Reasonable > Rational

  • A rational person would do everything based on the formulas in their spreadsheets. However, this is unrealistic. Your goal should be to be reasonable.
  • People want financial strategies that allow them to sleep at night and not worry about their money. This is irrational because their are more optimal strategies, but it’s reasonable.
  • People invest a little bit of their money in their child’s startup. This is irrational, but reasonable.

Surprise!

  • “Things that have never happened before happen all the time.” – Scott Sagan
  • “…“historians as prophets” fallacy: An overreliance on past data as a signal to future conditions in a field where innovation and change are the lifeblood of progress.”
  • The correct lesson to learn from the surprises is that the world is surprising.” We don’t know what will happen next. Be prepared for them.
  • Keep these two things in mind
    • If you rely too much on history then you might not be prepared for the outlier events that cause a lot of impact (Ex: WWII, Great Depression, Dot-Com Bubble, Sept. 11, etc.)
    • History doesn’t account for changes in the world today (Ex: Roth IRA and Venture Capital are relatively new things)
  • Note: The book The Intelligent Investor is an amazing finances book but all the information is out of date.
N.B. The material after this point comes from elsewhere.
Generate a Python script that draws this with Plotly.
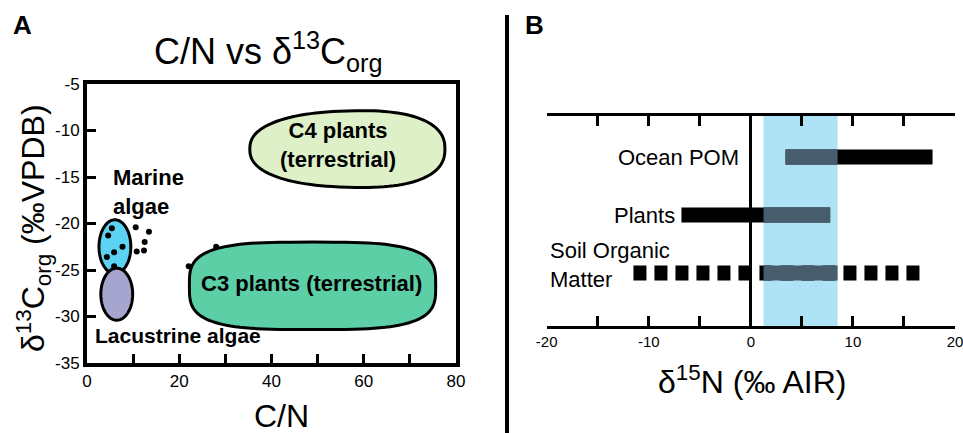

The author updated the book countless times because the old techniques stopped working.
  • You shouldn’t completely ignore history. However, your takeaways should be more general the farther back you look. Things like greed, fear, and incentives about money don’t change over time, but specific techniques do.

Room for Error

  • Plan for your plan not going according to plan. Plan for the worst to happen. (What if your stocks don’t earn as much as you think? What if you don’t get the raise? What if an emergency happens? What if you can’t save as much as you thought? Etc.)
  • If you bet too heavily when things are looking good then you may lose everything if things unexpectedly go wrong.
  • Increase the gap between what you think will happen and what can happen. The world is full of uncertainty, randomness, and chance. There are a lot of bad things that can happen that you don’t even know about
  • “Room for error lets you endure a range of potential outcomes, and endurance lets you stick around long enough to let the odds of benefiting from a low-probability outcome fall in your favor.”
    • Example: Have enough cash (room for error) so you can endure anything bad in your stocks. This makes it so you won’t get wiped out if things go wrong.
  • Some Room for Error Techniques: Emergency fund; keep some money in cash; take risks with some of your money but be very conservative with the other
  • Avoid single points of failure (aka relying on one thing for something).
    • “The biggest single point of failure with money is a sole reliance on a paycheck to fund short-term spending needs, with no savings to create a gap between what you think your expenses are and what they might be in the future.”
  • Never take risks where the bad outcome wipes you out completely (ex: Russian roulette; taking on debt to invest more)

You’ll Change

  • People are good at recognizing how much they’ve changed over time… but they are bad at realizing how much they could change in the future. Current financial goals you set now might not be ones that you want in the future
  • Keep these two things in mind
    • Avoid any extremes in financial planning (ex: Don’t assume that your future self will be happy with a very low income and living in a tiny house). Try to keep a moderate amount of everything – savings, free time, commute time, time with your family, etc. This will help you avoid regret.
    • Accept that things change. Move on and change with it. (Ex: Don’t stay in a job you don’t like anymore. “I have no sunk costs” – Daniel Kahneman). Stop pursuing any financial goals that you don’t want to anymore.

Nothing’s Free

  • Many things look easy until you actually start trying to do it. A lot of the costs (hardships) are not obvious until you actually are experiencing them
  • The price of successful investing is the fear and regret that comes with the volatility of the market. People that try to avoid the price by frequently trading in and out tend to do poorly.
  • Don’t think of a decline in the market as a fine or punishment. Think of it as an admission fee to get great returns over time from compounding.

You & Me

  • Be careful when taking financial advice and when mimicking finance decisions of people around you. Other people have different goals and timelines that you don’t know about. Their actions may not work for your goals.
  • Example: An asset starts doing really well. So a lot of short-term investors invest it in. So then it starts doing great. Now long-term investors invest. Then it declines a little and all the short-term investors pull out. It declines even more and now the long-term investors are left with nothing.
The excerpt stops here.